En bonne logique, vous avez raison. Tout homme a une dette immense envers la société. Cette situation, du point de vue de la justice, lui impose plus de devoirs que de droits. Mais, heureusement, l’enfant qui vient de naître, ne se doute pas jusqu’à quel point il est démuni de titres de propriété. Il réclame son biberon; et, aux heures dites, on le lui donne. Cela lui inculque une notion solide de ses droits.
Seulement il arrive qu’on lui fasse attendre trop longtemps son biberon; il constate alors que ses réclamations sont sans effet. Ses parents, ses éducateurs trop sévères lui font comprendre qu’il n’a qu’un droit: celui de se taire. Cette méthode d’éducation peut faire de l’enfant, plus tard, soit un revendicateur tenace s’il est de tempérament fort, soit un modeste qui attendra toujours bien sagement qu’on veuille bien s’occuper de lui.
Or, si attentifs, affectueux, intelligents que furent nos parents, nous ne pouvons pas affirmer que leurs exigences d’éducateurs – légitimes d’ailleurs, puisqu’il s’agissait de transformer le petit sauvage que nous étions alors en un être civilisé – n’ont pas laissé en nous bien des petits, ou grands, «complexes d’infériorité». Si bien, qu’avant d’avancer la main pour prendre un des fruits de la vie, nous éprouvons une sorte de scrupule; les interdictions entendues jadis sonnent encore obscurément à nos oreilles : «Je te défends… Tu n’as pas le droit!…»
Oh!
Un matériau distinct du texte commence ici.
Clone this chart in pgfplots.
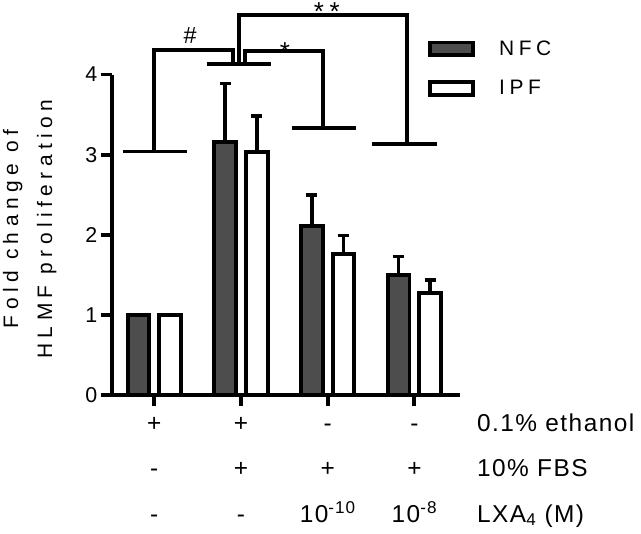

Certes, bien des individus ont fini par être complètement sourds à ces échos du passé. On les voit bousculer allégrement les autres pour saisir les bonnes places; mais vous qui me lisez, vous n’êtes pas de ceux-là; vos droits vous paraissent mal définis.
– En effet, dites-vous, mes mérites sont si minces!
– Erreur! Il faut réviser ces appréciations, sinon vous n’arriverez jamais à cette confiance en soi qui caractérise l’homme de volonté.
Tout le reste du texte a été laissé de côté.